2009 Gabonese protests
- Date: September 3, 2009 - September 5, 2009
- Location: Gabon;
- Type: Demonstrations, General strikes, Riots
- Cause: 2009 Gabonese presidential election results
- Organised by: Civilians and opposition supporters
- Outcome: Recount of electoral votes

= 2009 Gabonese protests =

The 2009 Gabonese protests was rioting and popular disturbances with immediate unrest and violent opposition-led street demonstrations and growing civil disobedience movement across Port Gentil and Libreville in Gabon after the immediate results of the 2009 Gabonese presidential election was announced. Two were left dead amid the unrest, clashes and fighting between the rival forces. French interference in the actions sparked national outrage, one of the causes if the immediate unrest.

==Background==
The protests began as an opposition attempt to protest a gay at electoral difficulties, widespread irregularities and corruption in the election campaigns, according to the opposition, gained support of the president Ali Bongo and the votes was forced to be in favour of his own party (he is the son of former president Omar Bongo). The nationwide and widespread social protests and anti-election protests was caused by the results, sparking tensions and violence.

==Protests==
Security forces fired Tear gas at opposition rallies in Port Gentil, the epicentre of the massive demonstrations against the results of the elections, despite police presence. Thousands of demonstrators set fire to tires and trash boxes, while in Libreville, protesters chanted slogans against the president and the results, and called for fresh elections.

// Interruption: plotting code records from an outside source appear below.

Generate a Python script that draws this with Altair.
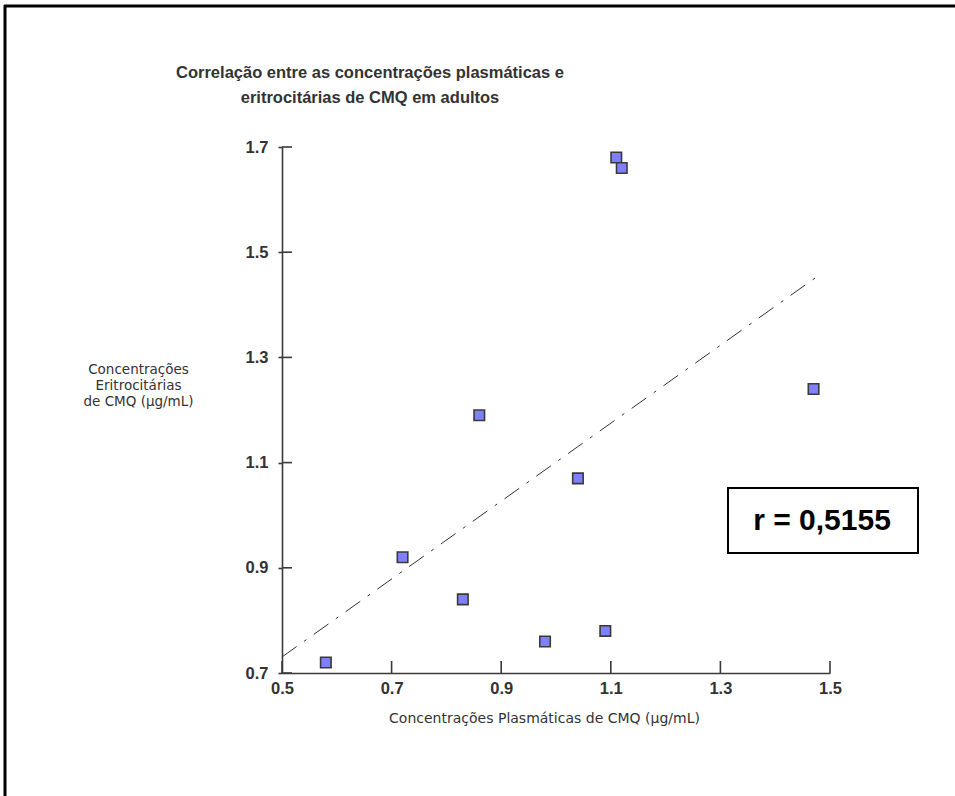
import altair as alt
import pandas as pd

# ---- data ----
x_vals = [0.58, 0.72, 0.83, 0.86, 0.98, 1.04, 1.09, 1.11, 1.12, 1.47]
y_vals = [0.72, 0.92, 0.84, 1.19, 0.76, 1.07, 0.78, 1.68, 1.66, 1.24]
x_ticks = [0.5, 0.7, 0.9, 1.1, 1.3, 1.5]
y_ticks = [0.7, 0.9, 1.1, 1.3, 1.5, 1.7]
title_lines = ["Correlação entre as concentrações plasmáticas e",
               "eritrocitárias de CMQ em adultos"]
x_title = "Concentrações Plasmáticas de CMQ (µg/mL)"
y_title = ["Concentrações", "Eritrocitárias", "de CMQ (µg/mL)"]
r_label = ["r = 0,5155"]

W, H = 548, 526
LEFT, TOP = 282, 147
TXT = "#333333"
AX = "#3a3a3a"

df = pd.DataFrame({"x": x_vals, "y": y_vals})
xs = alt.Scale(domain=[0.5, 1.5], nice=False, zero=False)
ys = alt.Scale(domain=[0.7, 1.7], nice=False, zero=False)

x_axis = alt.Axis(values=x_ticks, format=".1f", title=x_title, ticks=False,
                  labelPadding=7, labelFlush=False, labelFont="Liberation Sans",
                  labelFontSize=16.5, labelFontWeight="bold", labelColor=TXT,
                  domainColor=AX, domainWidth=1.6, grid=False,
                  titleFont="DejaVu Sans", titleFontSize=14,
                  titleFontWeight="normal", titleColor=TXT,
                  titleX=262, titleY=45, titleBaseline="middle", titleAlign="center")
y_axis = alt.Axis(values=y_ticks, format=".1f", title=y_title, tickSize=4,
                  tickColor=AX, tickWidth=1.6, labelFlush=False,
                  labelPadding=10, labelFont="Liberation Sans", labelFontSize=16.5,
                  labelFontWeight="bold", labelColor=TXT, domainColor=AX,
                  domainWidth=1.6, grid=False, titleFont="DejaVu Sans",
                  titleFontSize=13.5, titleFontWeight="normal", titleColor=TXT,
                  titleAngle=0, titleX=-144, titleY=222, titleAlign="center",
                  titleBaseline="middle", titleLineHeight=16)

points = alt.Chart(df).mark_square(size=110, fill="#8080ff", stroke="#3a3a3a",
                                   strokeWidth=1.6, opacity=1).encode(
    x=alt.X("x:Q", scale=xs, axis=x_axis),
    y=alt.Y("y:Q", scale=ys, axis=y_axis),
)

reg = alt.Chart(df).transform_regression("x", "y", extent=[0.5, 1.48]).mark_line(
    color="#333333", strokeWidth=1, strokeDash=[18, 9, 3, 9]).encode(
    x=alt.X("x:Q", scale=xs),
    y=alt.Y("y:Q", scale=ys),
)

yt = alt.Chart(pd.DataFrame({"y": y_ticks})).mark_rule(
    color=AX, strokeWidth=1.6).encode(
    y=alt.Y("y:Q", scale=ys),
    x=alt.value(0), x2=alt.value(10))

xt = alt.Chart(pd.DataFrame({"x": x_ticks})).mark_rule(
    color=AX, strokeWidth=1.6).encode(
    x=alt.X("x:Q", scale=xs),
    y=alt.value(H), y2=alt.value(H - 12))

one = pd.DataFrame({"label": r_label})
box = alt.Chart(one).mark_rect(fill="white", stroke="black", strokeWidth=2).encode(
    x=alt.value(446), x2=alt.value(636), y=alt.value(341), y2=alt.value(406))
rtext = alt.Chart(one).mark_text(font="Liberation Sans", fontSize=30,
                                 fontWeight="bold", color="black",
                                 align="center", baseline="middle").encode(
    text="label:N", x=alt.value(540), y=alt.value(374))

frame_left = alt.Chart(one).mark_rule(color="black", strokeWidth=3).encode(
    x=alt.value(5 - LEFT), y=alt.value(5 - TOP), y2=alt.value(796 - TOP))
frame_top = alt.Chart(one).mark_rule(color="black", strokeWidth=3).encode(
    x=alt.value(4 - LEFT), x2=alt.value(955 - LEFT), y=alt.value(6 - TOP))

chart = alt.layer(points, reg, yt, xt, box, rtext, frame_left, frame_top).properties(
    width=W, height=H,
    padding={"left": LEFT, "top": TOP, "right": 955 - LEFT - W, "bottom": 796 - TOP - H},
    autosize=alt.AutoSizeParams(type="none"),
    title=alt.TitleParams(text=title_lines, anchor="middle", frame="group", dx=-186,
                          fontSize=16.5, font="Liberation Sans", fontWeight="bold",
                          color=TXT, lineHeight=25, offset=-103),
    background="white",
).configure_view(stroke=None)

chart.save("out.html", embed_options={"renderer": "svg", "actions": False})
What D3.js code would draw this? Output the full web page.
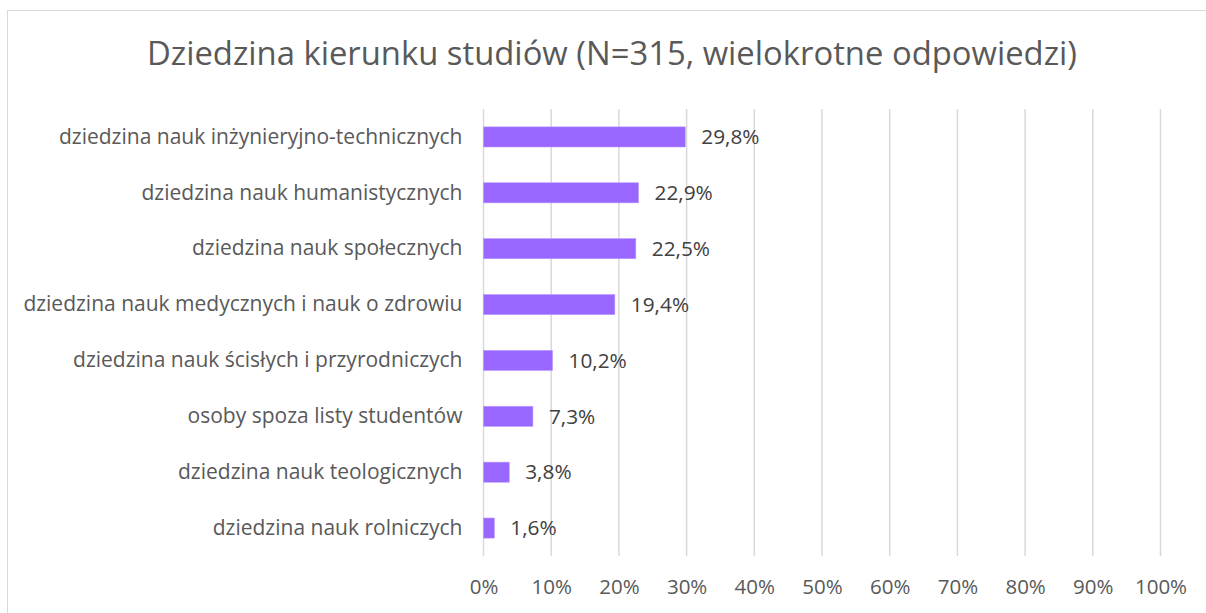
<!DOCTYPE html>
<meta charset="utf-8">
<html lang="pl">
<head>
    <title>Dziedzina kierunku studiów</title>
    <script src="https://d3js.org/d3.v7.min.js"></script>
    <style>
        body { margin: 0; background: #fff; }
        text { font-family: "Open Sans", Lato, sans-serif; fill: #595959; }
    </style>
</head>
<body>
    <div id="chart"></div>
    <script>
        // data
        const categories = [
            "dziedzina nauk inżynieryjno-technicznych",
            "dziedzina nauk humanistycznych",
            "dziedzina nauk społecznych",
            "dziedzina nauk medycznych i nauk o zdrowiu",
            "dziedzina nauk ścisłych i przyrodniczych",
            "osoby spoza listy studentów",
            "dziedzina nauk teologicznych",
            "dziedzina nauk rolniczych"
        ];
        const values = [29.8, 22.9, 22.5, 19.4, 10.2, 7.3, 3.8, 1.6];
        const valueLabels = ["29,8%", "22,9%", "22,5%", "19,4%", "10,2%", "7,3%", "3,8%", "1,6%"];
        const ticks = [0, 10, 20, 30, 40, 50, 60, 70, 80, 90, 100];

        const width = 1206,
            height = 613;
        const plot = { left: 483.5, right: 1160.5, top: 109, bottom: 556 };

        const svg = d3.select("#chart")
            .append("svg")
            .attr("width", width)
            .attr("height", height);

        // chart border (Excel style frame)
        svg.append("rect")
            .attr("x", 7.5)
            .attr("y", 10.5)
            .attr("width", 1230)
            .attr("height", 640)
            .attr("fill", "none")
            .attr("stroke", "#d9d9d9");

        svg.append("text")
            .attr("x", 612)
            .attr("y", 65)
            .attr("text-anchor", "middle")
            .style("font-size", "32.8px")
            .text("Dziedzina kierunku studiów (N=315, wielokrotne odpowiedzi)");

        const x = d3.scaleLinear()
            .domain([0, 100])
            .range([plot.left, plot.right]);

        const y = d3.scaleBand()
            .domain(categories)
            .range([plot.top, plot.bottom])
            .paddingInner(0.64)
            .paddingOuter(0.32);

        // vertical gridlines
        svg.append("g")
            .selectAll("line")
            .data(ticks)
            .enter()
            .append("line")
            .attr("x1", d => x(d))
            .attr("x2", d => x(d))
            .attr("y1", plot.top)
            .attr("y2", plot.bottom)
            .attr("stroke", "#d9d9d9")
            .attr("stroke-width", 1.5);

        // x axis labels
        const xAxis = d3.axisBottom(x)
            .tickValues(ticks)
            .tickFormat(d => d + "%")
            .tickSize(0)
            .tickPadding(0);

        const gx = svg.append("g")
            .attr("transform", `translate(0,${plot.bottom + 23})`)
            .call(xAxis);
        gx.select(".domain").remove();
        gx.selectAll("text")
            .style("font-family", "'Open Sans', sans-serif")
            .style("font-size", "20.5px")
            .style("fill", "#595959");

        // category labels
        const yAxis = d3.axisLeft(y)
            .tickSize(0)
            .tickPadding(21);
        const gy = svg.append("g")
            .attr("transform", `translate(${plot.left},0)`)
            .call(yAxis);
        gy.select(".domain").remove();
        gy.selectAll("text")
            .style("font-family", "'Open Sans', sans-serif")
            .style("font-size", "21px")
            .style("fill", "#595959");

        // bars
        svg.append("g")
            .selectAll("rect")
            .data(values)
            .enter()
            .append("rect")
            .attr("x", x(0))
            .attr("y", (d, i) => y(categories[i]))
            .attr("width", d => x(d) - x(0))
            .attr("height", y.bandwidth())
            .attr("fill", "#9966ff")
            .attr("stroke", "#b99cff")
            .attr("stroke-width", 0.6);

        // value labels
        svg.append("g")
            .selectAll("text")
            .data(values)
            .enter()
            .append("text")
            .attr("x", d => x(d) + 16)
            .attr("y", (d, i) => y(categories[i]) + y.bandwidth() / 2)
            .attr("dy", "0.35em")
            .style("font-size", "20.8px")
            .style("fill", "#404040")
            .text((d, i) => valueLabels[i]);
    </script>
</body>
</html>
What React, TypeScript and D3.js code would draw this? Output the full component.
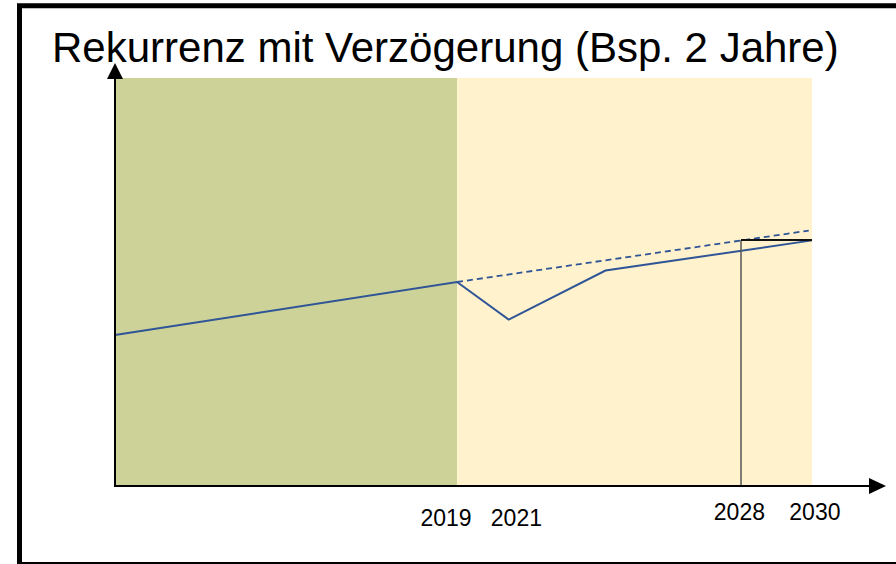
import React from "react";
import * as d3 from "d3";

// ---- data ----
const title = "Rekurrenz mit Verzögerung (Bsp. 2 Jahre)";
const domainYears = [2008.4, 2030];
const phaseStarts = [2008.4, 2019];
const phaseEnds = [2019, 2030];
const phaseColors = ["#CDD398", "#FFF2CC"];
const actualYears = [2008.4, 2019, 2020.6, 2023.6, 2030];
const actualValues = [37.0, 50.0, 40.8, 52.8, 60.2];
const trendYears = [2019, 2029.9];
const trendValues = [50.0, 62.6];
const markerYear = 2027.8;
const markerValue = 60.3;
const tickLabels = ["2019", "2021", "2028", "2030"];
const tickLabelAt = [2018.66, 2020.84, 2027.75, 2030.09];
const tickLabelRow = [0, 0, 1, 1];

const W = 896;
const H = 564;

export default function App() {
  const x = d3.scaleLinear().domain(domainYears).range([115, 812]);
  const y = d3.scaleLinear().domain([0, 100]).range([486, 78]);

  const line = d3
    .line<[number, number]>()
    .x((d) => x(d[0]))
    .y((d) => y(d[1]));

  const actual = actualYears.map((yr, i) => [yr, actualValues[i]] as [number, number]);
  const trend = trendYears.map((yr, i) => [yr, trendValues[i]] as [number, number]);

  const axisX = x(domainYears[0]);
  const axisY = y(0);

  return (
    <svg
      width={W}
      height={H}
      style={{ position: "absolute", left: 0, top: 0, display: "block" }}
      fontFamily="Liberation Sans, Arial, sans-serif"
    >
      <rect x={0} y={0} width={W} height={H} fill="#fff" />
      {/* frame (right side lies outside the picture) */}
      <path d={`M${W + 10},5.8 L19.5,5.8 L19.5,564.5 L${W + 10},564.5`} fill="none" stroke="#000" strokeWidth={5} />

      {/* phases */}
      {phaseStarts.map((s, i) => (
        <rect
          key={i}
          x={x(s)}
          y={y(100)}
          width={x(phaseEnds[i]) - x(s)}
          height={y(0) - y(100)}
          fill={phaseColors[i]}
        />
      ))}

      {/* trend (dashed) */}
      <path d={line(trend) || ""} fill="none" stroke="#2F5597" strokeWidth={1.8} strokeDasharray="6,4" />
      {/* actual */}
      <path d={line(actual) || ""} fill="none" stroke="#2F5597" strokeWidth={2} />

      {/* marker bracket */}
      <line x1={x(markerYear)} x2={x(markerYear)} y1={axisY} y2={y(markerValue)} stroke="#555" strokeWidth={1.5} />
      <line x1={x(markerYear)} x2={x(domainYears[1])} y1={y(markerValue)} y2={y(markerValue)} stroke="#111" strokeWidth={1.8} />

      {/* axes */}
      <line x1={axisX} x2={axisX} y1={axisY + 1} y2={76} stroke="#000" strokeWidth={2} />
      <path d={`M${axisX},63 L${axisX - 8},79 L${axisX + 8},79 Z`} fill="#000" />
      <line x1={axisX - 1} x2={871} y1={axisY} y2={axisY} stroke="#000" strokeWidth={2.2} />
      <path d={`M886,${axisY} L869,${axisY - 8} L869,${axisY + 8} Z`} fill="#000" />

      {/* tick labels */}
      {tickLabels.map((t, i) => (
        <text
          key={t}
          x={x(tickLabelAt[i])}
          y={tickLabelRow[i] === 0 ? 526 : 520}
          textAnchor="middle"
          fontSize={23}
          fill="#000"
        >
          {t}
        </text>
      ))}

      {/* title */}
      <text x={52} y={62} fontSize={42} fill="#000">
        {title}
      </text>
    </svg>
  );
}
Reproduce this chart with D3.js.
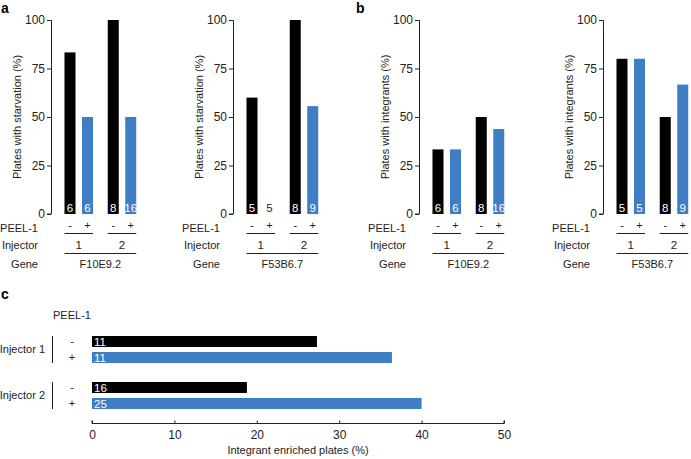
<!DOCTYPE html>
<html>
<head>
<meta charset="utf-8">
<script src="https://cdn.jsdelivr.net/npm/d3@7"></script>
<style>
  body { margin: 0; background: #fff; }
  svg { font-family: "Liberation Sans", Arial, sans-serif; }
  text { fill: #222; }
</style>
</head>
<body>
<div id="chart"></div>
<script>

// order of bars: injector 1 (-, +), injector 2 (-, +)
var peel = ["-", "+"];
var injectors = ["1", "2"];

var starvationF10E92 = [83.3, 50, 100, 50];
var starvationF53B67 = [60, 0, 100, 55.6];
var integrantsF10E92 = [33.3, 33.3, 50, 43.8];
var integrantsF53B67 = [80, 80, 50, 66.7];
var countsF10E92 = [6, 6, 8, 16];
var countsF53B67 = [5, 5, 8, 9];
var yTicks = [0, 25, 50, 75, 100];

// panel c
var injectorGroups = ["Injector 1", "Injector 2"];
var enrichedValues = [27.3, 36.4, 18.8, 40];
var enrichedCounts = [11, 11, 16, 25];
var enrichedTicks = [0, 10, 20, 30, 40, 50];

var BLACK = "#000", BLUE = "#3f7dc5", INK = "#222";

var width = 691, height = 459;

var svg = d3.select("#chart").append("svg")
    .attr("width", width)
    .attr("height", height);

var y = d3.scaleLinear().domain([0, 100]).range([214, 20]);

function barPanel(axisX, values, counts, gene, title) {
    var g = svg.append("g");

    var outer = d3.scaleBand().domain(injectors)
        .range([axisX + 13.5, axisX + 85.25]).paddingInner(0.341);
    var inner = d3.scaleBand().domain(peel)
        .range([0, outer.bandwidth()]).paddingInner(0.371);

    var rows = [];
    injectors.forEach(function (inj, i) {
        peel.forEach(function (p, j) {
            rows.push({ inj: inj, p: p, v: values[i * 2 + j], n: counts[i * 2 + j] });
        });
    });

    // y axis
    var ax = g.append("g")
        .attr("transform", "translate(" + axisX + ",0)")
        .call(d3.axisLeft(y).tickValues(yTicks).tickSize(4).tickPadding(2));
    ax.select(".domain").attr("d", "M-4,20.5H0.5V214H-4").attr("stroke", INK);
    ax.selectAll(".tick line").attr("stroke", INK);
    ax.selectAll(".tick text").attr("font-size", "12px").attr("fill", INK)
        .attr("font-family", "Liberation Sans, Arial, sans-serif");

    g.append("text")
        .attr("transform", "translate(" + (axisX - 34) + "," + 117 + ") rotate(-90)")
        .attr("text-anchor", "middle")
        .attr("dy", "0.35em")
        .attr("font-size", "11px")
        .text(title);

    var xPos = function (d) { return outer(d.inj) + inner(d.p); };

    g.selectAll("rect.bar").data(rows).enter().append("rect")
        .attr("class", "bar")
        .attr("x", xPos)
        .attr("width", inner.bandwidth())
        .attr("y", function (d) { return y(d.v); })
        .attr("height", function (d) { return y(0) - y(d.v); })
        .attr("fill", function (d) { return d.p === "-" ? BLACK : BLUE; });

    g.selectAll("text.n").data(rows).enter().append("text")
        .attr("class", "n")
        .attr("x", function (d) { return xPos(d) + inner.bandwidth() / 2; })
        .attr("y", y(0) - 2)
        .attr("text-anchor", "middle")
        .attr("font-size", "11.5px")
        .style("fill", function (d) { return d.v > 0 ? "#fff" : INK; })
        .text(function (d) { return d.n; });

    // PEEL-1 signs
    g.selectAll("text.sign").data(rows).enter().append("text")
        .attr("class", "sign")
        .attr("x", function (d) { return xPos(d) + inner.bandwidth() / 2; })
        .attr("y", 229)
        .attr("text-anchor", "middle")
        .attr("font-size", "11px")
        .text(function (d) { return d.p; });

    // injector underline + label
    injectors.forEach(function (inj) {
        g.append("line")
            .attr("x1", outer(inj)).attr("x2", outer(inj) + outer.bandwidth())
            .attr("y1", 233.5).attr("y2", 233.5)
            .attr("stroke", INK);
        g.append("text")
            .attr("x", outer(inj) + outer.bandwidth() / 2)
            .attr("y", 249)
            .attr("text-anchor", "middle")
            .attr("font-size", "11.5px")
            .text(inj);
    });

    var r = outer.range();
    g.append("line")
        .attr("x1", r[0]).attr("x2", outer("2") + outer.bandwidth())
        .attr("y1", 253.5).attr("y2", 253.5)
        .attr("stroke", INK);
    g.append("text")
        .attr("x", (r[0] + outer("2") + outer.bandwidth()) / 2)
        .attr("y", 268)
        .attr("text-anchor", "middle")
        .attr("font-size", "11px")
        .text(gene);

    // row labels
    var lx = axisX - 13;
    [["PEEL-1", 232], ["Injector", 249], ["Gene", 268]].forEach(function (l) {
        g.append("text")
            .attr("x", lx).attr("y", l[1])
            .attr("text-anchor", "end")
            .attr("font-size", "11px")
            .text(l[0]);
    });
}

barPanel(51, starvationF10E92, countsF10E92, "F10E9.2", "Plates with starvation (%)");
barPanel(233, starvationF53B67, countsF53B67, "F53B6.7", "Plates with starvation (%)");
barPanel(419, integrantsF10E92, countsF10E92, "F10E9.2", "Plates with integrants (%)");
barPanel(603, integrantsF53B67, countsF53B67, "F53B6.7", "Plates with integrants (%)");

// panel letters
[["a", 1, 13], ["b", 356, 13], ["c", 1, 299]].forEach(function (l) {
    svg.append("text")
        .attr("x", l[1]).attr("y", l[2])
        .attr("font-size", "14px")
        .attr("font-weight", "bold")
        .style("fill", "#000")
        .text(l[0]);
});

// ---- panel c ----
var gc = svg.append("g");
var xc = d3.scaleLinear().domain([0, 50]).range([92, 504]);
var groupY = d3.scaleBand().domain(injectorGroups).range([336, 409]).paddingInner(0.413);
var rowY = d3.scaleBand().domain(peel).range([0, groupY.bandwidth()]).paddingInner(0.3125);

var crows = [];
injectorGroups.forEach(function (grp, i) {
    peel.forEach(function (p, j) {
        crows.push({ grp: grp, p: p, v: enrichedValues[i * 2 + j], n: enrichedCounts[i * 2 + j] });
    });
});
var yPos = function (d) { return groupY(d.grp) + rowY(d.p); };

gc.selectAll("rect").data(crows).enter().append("rect")
    .attr("x", xc(0))
    .attr("y", yPos)
    .attr("width", function (d) { return xc(d.v) - xc(0); })
    .attr("height", rowY.bandwidth())
    .attr("fill", function (d) { return d.p === "-" ? BLACK : BLUE; });

gc.selectAll("text.n").data(crows).enter().append("text")
    .attr("class", "n")
    .attr("x", xc(0) + 2)
    .attr("y", function (d) { return yPos(d) + rowY.bandwidth() - 1; })
    .attr("font-size", "11.5px")
    .style("fill", "#fff")
    .text(function (d) { return d.n; });

gc.selectAll("text.sign").data(crows).enter().append("text")
    .attr("class", "sign")
    .attr("x", 72)
    .attr("y", function (d) { return yPos(d) + rowY.bandwidth() / 2; })
    .attr("dy", "0.35em")
    .attr("text-anchor", "middle")
    .attr("font-size", "11px")
    .text(function (d) { return d.p; });

injectorGroups.forEach(function (grp) {
    gc.append("line")
        .attr("x1", 52.5).attr("x2", 52.5)
        .attr("y1", groupY(grp)).attr("y2", groupY(grp) + groupY.bandwidth())
        .attr("stroke", INK);
    gc.append("text")
        .attr("x", 45)
        .attr("y", groupY(grp) + groupY.bandwidth() / 2)
        .attr("dy", "0.35em")
        .attr("text-anchor", "end")
        .attr("font-size", "11px")
        .text(grp);
});

gc.append("text")
    .attr("x", 53).attr("y", 319)
    .attr("font-size", "11px")
    .text("PEEL-1");

var axc = gc.append("g")
    .attr("transform", "translate(0,423.5)")
    .call(d3.axisBottom(xc).tickValues(enrichedTicks).tickSize(3).tickPadding(4));
axc.select(".domain").attr("stroke", INK).attr("d", "M92,-3V0H504V-3");
axc.selectAll(".tick line").attr("stroke", INK).attr("y1", -3).attr("y2", 0);
axc.selectAll(".tick text").attr("font-size", "12px").attr("fill", INK)
    .attr("font-family", "Liberation Sans, Arial, sans-serif");

gc.append("text")
    .attr("x", (xc(0) + xc(50)) / 2)
    .attr("y", 454)
    .attr("text-anchor", "middle")
    .attr("font-size", "11px")
    .text("Integrant enriched plates (%)");

</script>
</body>
</html>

All of its 10,000 citizens were told to stay in lockdown despite the violence, and France ordered troops into the cities. The protests continued for the next two days, with two killed in the battles with police and protesters on 5 September. Prisoners was also released, seeing the invasion of opposition-inmates in prison camps. Large-scale violence (by Riot police) and the mass demonstrations was largely ignored by the government-sponsored media, however, other media outlets did full coverage on the protests.

Protests over the disputed elections resumed on 4-5 September, despite severe lockdown and clashes. Strikes paralysed most of the eastern city of Port Gentil and two were killed in the citywide uprising. The movement called for stronger elections, the cancellation of the vote, recount of the election despite widespread irregularities. Electoral Commission reported widespread fraud during the elections.